Jakarta – Pemerintah menghadapi tekanan untuk segera mengambil langkah-langkah strategis dalam merespons laporan Bank Dunia yang mengindikasikan peningkatan signifikan angka kemiskinan di Indonesia. Data terkini menunjukkan bahwa sekitar 195 juta penduduk Indonesia kini hidup di bawah garis kemiskinan.
Pada Rabu (11/6/2025), peneliti Next Policy, Shofie azzahrah, menyoroti urgensi reformasi struktural dalam penentuan garis kemiskinan nasional. Ia menyatakan bahwa “Pemerintah perlu mempertimbangkan reformasi struktural terhadap penentuan garis kemiskinan nasional, dengan pendekatan yang lebih mencerminkan biaya hidup aktual dan kebutuhan nonpangan seperti akses pendidikan, kesehatan, dan transportasi.”
Shofie menekankan perlunya pemerintah memprioritaskan perluasan perlindungan sosial melalui skema jaminan sosial universal minimum, serta perbaikan manajemen penciptaan lapangan kerja. Ia menambahkan, “Program penciptaan lapangan kerja yang menarget sektor padat karya dan industri berbasis lokal perlu didorong lebih serius.”
Selain itu, dukungan terhadap peningkatan keterampilan tenaga kerja melalui pelatihan dan pendidikan dianggap penting untuk meningkatkan produktivitas dan daya saing masyarakat miskin. “Dengan langkah-langkah ini, kebijakan pengentasan kemiskinan akan lebih inklusif, relevan secara global, dan berkelanjutan dalam jangka panjang,” tegasnya.
Shofie menjelaskan bahwa revisi angka kemiskinan Indonesia, yang naik dari sekitar 172 juta menjadi 195 juta jiwa, tidak serta merta mencerminkan penurunan kondisi ekonomi. Kenaikan ini lebih disebabkan oleh perubahan metodologi dalam penetapan garis kemiskinan global. Sebelumnya, angka 172 juta jiwa dihitung berdasarkan garis kemiskinan untuk negara berpendapatan menengah atas sebesar 6,85 dolar AS PPP per hari, berdasarkan siklus International Comparison Program (ICP) tahun 2017. Bank Dunia kini menggunakan garis kemiskinan baru sebesar 8,29 dolar AS PPP per hari berdasarkan ICP 2021. “Kenaikan ambang batas ini mencerminkan penyesuaian terhadap perubahan harga global, inflasi, dan standar hidup minimum yang layak,” paparnya.

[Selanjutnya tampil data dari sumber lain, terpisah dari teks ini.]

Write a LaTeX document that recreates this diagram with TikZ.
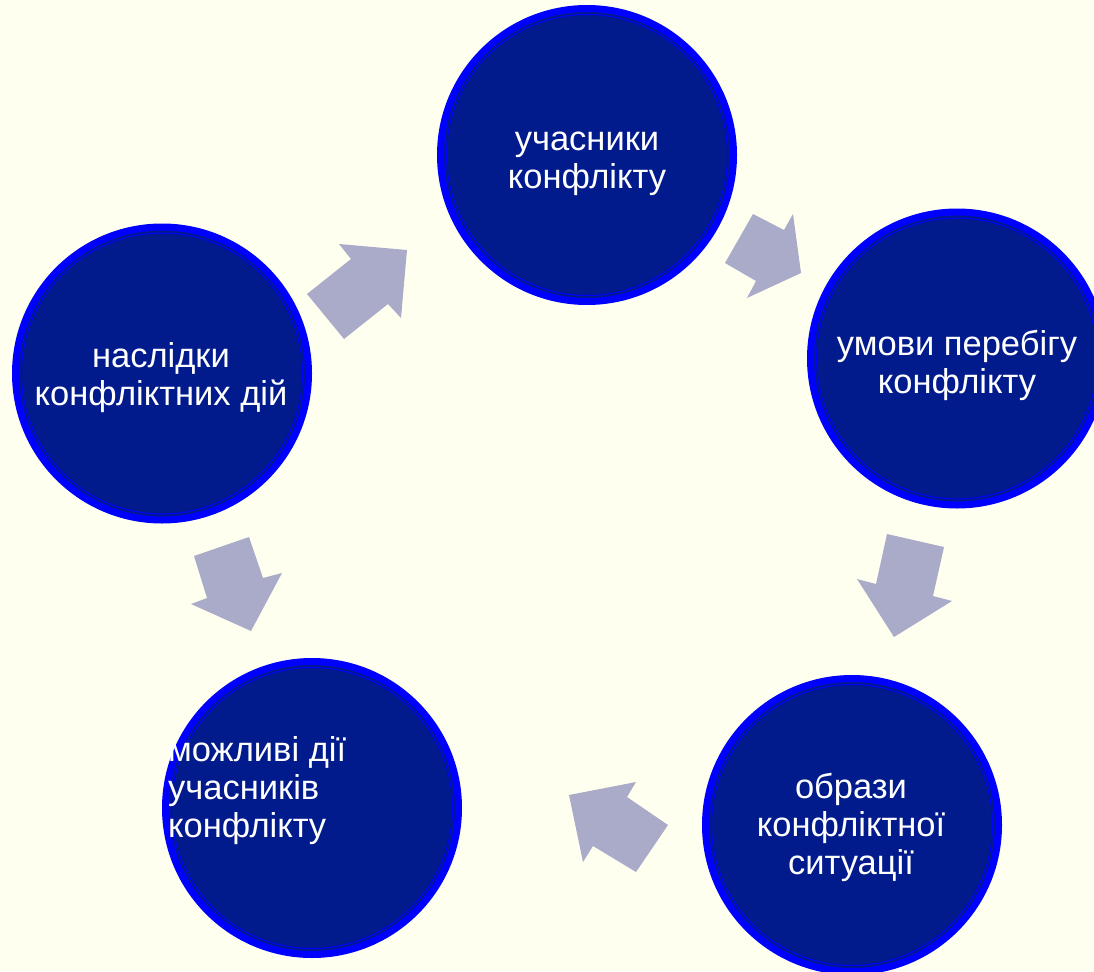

Badan Pusat statistik (BPS), dengan metodologi domestik berbasis kebutuhan dasar, mencatat tingkat kemiskinan Indonesia sebesar 9,03 persen, atau sekitar 25,2 juta jiwa. Namun, dengan standar internasional Bank dunia, sebanyak 195 juta penduduk Indonesia masuk kategori miskin. Shofie menyatakan, “Angka yang sangat jomplang ini menunjukkan adanya ‘kemiskinan terselubung’ yang tidak tercermin dalam angka resmi, dan dapat menimbulkan bias dalam perumusan kebijakan sosial dan ekonomi nasional.”
Oleh karena itu,Shofie menekankan pentingnya formulasi kebijakan yang lebih relevan dengan konteks global dan responsif terhadap kondisi riil masyarakat.